Abschalten und die Natur genießen - Kahnfahren im Spreewald
Lübbenau (dpa/tmn) - Der Großstadthektik entfliehen und in die Natur abtauchen: Das geht im Spreewald, knapp 90 Kilometer südöstlich von Berlin. Besucher lassen sich hier gemächlich auf einem Kahn über Seitenarme der Spree transportieren.
Gemächlich gleitet der Kahn durchs dichte Grün. Lilienblätter ragen aus dem Wasser, ein Stück weiter blühen ein paar Seerosen. Am Ufer wippen lange Farnwedel leicht im Wind, überdacht von Birken, Eichen und anderen Laubbäumen. Immer wieder schweben bläulich schillernde Libellen vorüber. Es geht vorbei an gepflegten Gärten, in denen bunte Blumen blühen und ordentlich bestellte Gemüsebeete liegen. Eine Kahntour durch den Oberspreewald bei Lübbenau in Brandenburg ist nichts für Eilige.
Ein ums andere Mal stößt Fährmann Ingolf Tessmer eine lange Eschenholzstange mit Metallspitzen am Ende in den sandigen Untergrund und schiebt so den Kahn voran - er „stakt“ das kiellose Wasserfahrzeug. Für die knapp zweieinhalb Kilometer vom Hafen Am Holzgraben in Lübbenau bis zum Freilandmuseum in Lehde braucht er eine gute Dreiviertelstunde. Etwa 25 Gäste, die auf mehreren Bänken vor schmalen Tischen sitzen, hat er an Bord. Und für die gibt es viel zu entdecken links und rechts am Ufer. Immer wieder tauchen Fachwerkhäuser mit bunten Türen und Fenstern auf und kleine schilfgedeckte Holzhäuser, vor denen Kähne halbversunken im Wasser liegen.

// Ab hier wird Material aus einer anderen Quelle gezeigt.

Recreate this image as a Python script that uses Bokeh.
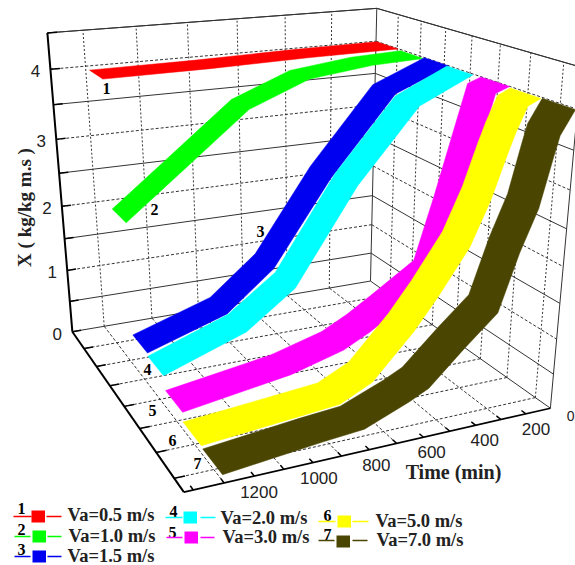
import numpy as np
from bokeh.plotting import figure
from bokeh.embed import file_html
from bokeh.resources import INLINE
from bokeh.core.properties import value

names=["Va=0.5 m/s","Va=1.0 m/s","Va=1.5 m/s","Va=2.0 m/s","Va=3.0 m/s","Va=5.0 m/s","Va=7.0 m/s"]
colors=["#ff0000","#00ff00","#0000f0","#00ffff","#ff00ff","#ffff00","#4a4500"]
lanes=[(0,1),(1,2),(2,3),(3,4),(4.3,5.3),(5.3,6.3),(6.3,7.3)]
t1=[1186,780,375,-4];        x1=[3.94,3.95,3.98,3.99]
t2=[1183,931,700,460,201,-15]; x2=[2.08,2.81,3.48,3.82,3.93,3.96]
t3=[1184,874,686,457,199,-20]; x3=[.39,.77,1.34,2.55,3.65,3.97]
t4=[1183,870,680,438,200,-12]; x4=[.34,.76,1.28,2.62,3.62,3.97]
t5=[1195,800,600,500,405,231,159,42,-12]; x5=[.22,.45,.66,.85,1.07,1.49,2.37,3.91,3.98]
t6=[1195,840,700,580,427,340,225,154,102,74,34,-15]; x6=[.08,.2,.25,.47,1.08,1.5,2.12,2.71,3.27,3.55,3.88,3.96]
t7=[1191,850,700,537,467,335,218,150,89,48,30,-20]; x7=[.03,.17,.22,.47,.6,1.07,1.46,2.22,2.77,3.40,3.66,3.96]
times=[t1,t2,t3,t4,t5,t6,t7]; vals=[x1,x2,x3,x4,x5,x6,x7]
time_ticks=[200,400,600,800,1000,1200]
z_ticks=[0,1,2,3,4]

T,S,Z=1330.,7.5,4.5
cal=[((T,0,0),(72,332)),((T,0,Z),(47,32)),((0,0,0),(370,280)),((0,0,Z),(376,8)),((0,S,0),(550,408)),((0,S,Z),(581,67)),((T,S,0),(183,491))]
A=[]
for (t,s,z),(x,y) in cal:
    X=[t/T,s/S,z/Z,1]
    A.append(X+[0]*4+[-x*c for c in X]); A.append([0]*4+X+[-y*c for c in X])
P=np.linalg.svd(np.array(A))[2][-1].reshape(3,4)
def pr(t,s,z):
    t=np.asarray(t,float);s=np.asarray(s,float);z=np.asarray(z,float)
    h=P@np.array([t/T,s/S,z/Z,np.ones_like(t)])
    return h[0]/h[2],h[1]/h[2]

W,H=575,565
p=figure(width=W,height=H,x_range=(0,W),y_range=(H,0),output_backend="svg",toolbar_location=None,min_border=0)
p.axis.visible=False;p.grid.visible=False;p.outline_line_color=None
def ln(a,b,dash="solid",w=1,c="#333333"):
    x,y=pr(*zip(a,b)); p.line(x,y,line_dash=dash,line_width=w,line_color=c)
for z in np.arange(0.5,4.6,0.5):
    d="3 2" if z==int(z) else "solid"
    ln((T,0,z),(0,0,z),d); ln((0,0,z),(0,S,z),d)
for t in time_ticks:
    ln((t,0,0),(t,0,Z),"2 2"); ln((t,0,0),(t,S,0),"3 2")
for s in range(1,8):
    ln((0,s,0),(0,s,Z),"2 2"); ln((0,s,0),(T,s,0),"3 2")
ln((T,0,Z),(0,0,Z));ln((0,0,Z),(0,S,Z));ln((0,0,Z),(0,0,0));ln((0,S,0),(0,S,Z));ln((T,0,0),(0,0,0));ln((0,0,0),(0,S,0))
ln((T,0,0),(T,0,Z),w=2,c="black"); ln((T,0,0),(T,S,0),w=2,c="black"); ln((T,S,0),(0,S,0),w=1.7,c="black")
for t in range(100,1301,100):
    ln((t,S,0),(t,S-.15,0),w=1.5,c="black")
for s in range(1,8):
    ln((T,s,0),(T-35,s,0),w=1.5,c="black")
for z in np.arange(0,4.6,0.5):
    ln((T,0,z),(T-35,0,z),w=1.5,c="black")
for (a,b),ts,xs,c in zip(lanes,times,vals,colors):
    xa,ya=pr(ts,[a]*len(ts),xs); xb,yb=pr(ts,[b]*len(ts),xs)
    p.patch(list(xa)+list(xb[::-1]),list(ya)+list(yb[::-1]),fill_color=c,line_color=c,line_width=.5)

sans=value("Liberation Sans"); serif=value("Liberation Serif")
def txt(x,y,s,size,font=sans,style="normal",align="center",angle=0,color="#222222"):
    p.text([x],[y],text=[s],text_font=font,text_font_size=size,text_font_style=style,text_align=align,text_baseline="middle",angle=angle,angle_units="deg",text_color=color)
tx,ty=pr(time_ticks,[S]*6,[0]*6)
for x,y,l in zip(tx,ty,time_ticks):
    txt(x+35,y+9,str(l),"17px")
zx,zy=pr([T]*5,[0]*5,z_ticks)
for x,y,l in zip(zx,zy,z_ticks):
    txt(x-15,y+2,str(l),"17px")
txt(574,415,"0","14px",align="right")
txt(453,471,"Time (min)","20px",serif,"bold")
txt(24,207,"X ( kg/kg m.s )","19px",serif,"bold",angle=90)
labels=[("1",106,88),("2",154,209),("3",260,231),("4",147,369),("5",152,410),("6",172,440),("7",197,463)]
for l,x,y in labels:
    txt(x,y,l,"16px",serif,"bold",color="black")
leg=[(21,508,13,31,516,31,510,46,61,67,514),(21,529,14,30,536,32,530,47,61,68,535),(21,549,14,30,556,32,550,47,61,67,555),
     (173,511,165,182,517,183,511,200,215,220,517),(172,532,166,182,537,184,531,200,214,222,536),(327,515,318,335,521,337,515,352,368,375,520),(327,534,318,334,540,336,535,352,367,376,539)]
for i,(nx,ny,a,b,ly,sx,sy,c,d,tx_,ty_) in enumerate(leg):
    col=colors[i]
    txt(nx,ny,str(i+1),"16px",serif,"bold",color="black")
    p.line([a,b],[ly,ly],line_color=col,line_width=1.5)
    p.line([c,d],[ly,ly],line_color=col,line_width=1.5)
    p.quad(left=sx,right=sx+13.5,top=sy,bottom=sy+12,fill_color=col,line_color=None)
    txt(tx_,ty_,names[i],"18.5px",serif,"bold",align="left")
open("out.html","w").write(file_html(p,INLINE))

Manche Grundstücke sind verwildert, üppiges Grün wuchert dort am Ufer. „Landflucht“, lautet Tessmers Erklärung. Denn wirtschaftlich hat die über Jahrhunderte von Ackerbau und Viehzucht geprägte Region wenig zu bieten, seit der Braunkohleabbau in der Lausitz nach der Wende weitgehend wegfiel. Eine Haupteinnahmequelle in der rund 90 Kilometer von Berlin entfernten Gegend ist der Tourismus auf oder am Wasser - zumindest im Sommer. Wanderwege und Radwege sind ausgeschildert. An sie sollten Radler sich auch halten, sonst kann es sein, dass sie immer wieder absteigen und ihren Drahtesel über schmale Holzbrücken mit steilen Treppen wuchten müssen, um voranzukommen. Die Kahnfahrer gleiten fast lautlos darunter weg.
Theoretisch könnten die Radler aber ihr Zweirad auch schultern und durchs Wasser tragen. Denn Angst vor dem Ertrinken muss hier niemand haben, auch die Paddler nicht, die dem knapp neun Meter langen und etwa zwei Meter breiten Kahn von Tessmer immer wieder auf den schmalen Wasserstraßen ausweichen müssen. Das Wasser ist meist gerade mal 30 Zentimeter tief. „Die Kähne haben grundsätzlich Vorfahrt“, erklärt der junge Mann, der in der dritten Generation Gäste über die Spree, ihre weit verzweigten Seitenarme und die künstlich angelegten Kanäle stakt. „334 Fließe gibt es hier, 200 davon sind befahrbar“, erzählt er. 350 Fährleute bewegen von Lübbenau aus Gäste allein mit ihrer Muskelkraft über diese Wasserwege.
Denn mit Motor dürfen nur Wirtschaftskähne und die Polizei im Spreewald unterwegs sein. Selbst die Postbotin muss ihre Fracht staken. Zwischen Erzählen und Staken gibt Tessmer schnell noch verirrten Kanufahrern Auskunft, wie sie zurück zur Hauptspree finden, die von Cottbus an Lübbenau vorbei Richtung Norden fließt. Als sie dann mit ihren Booten an seinem gut 20 Jahre alten Holzkahn vorbeischrappen, scherzt er: „Ungefähr so hat sich das bei der Titanic angehört. Sie haben jetzt noch eineinhalb Stunden.“
Auf dem Rückweg von Lehde zum Hafen in Lübbenau geht es vorbei am ältesten Backsteingebäude des Ortsteils. Im Jahr 1911 habe es durch einen Film Ruhm erlangt, berichtet Tessmer: In der im Spreewald angesiedelten Liebestragödie „ Der fremde Vogel“ habe die Schauspielerin Asta Nielsen aus einem der Fenster geschaut. Heute sind es vor allem die Touristen, die sich dort umschauen - vom Kahn aus.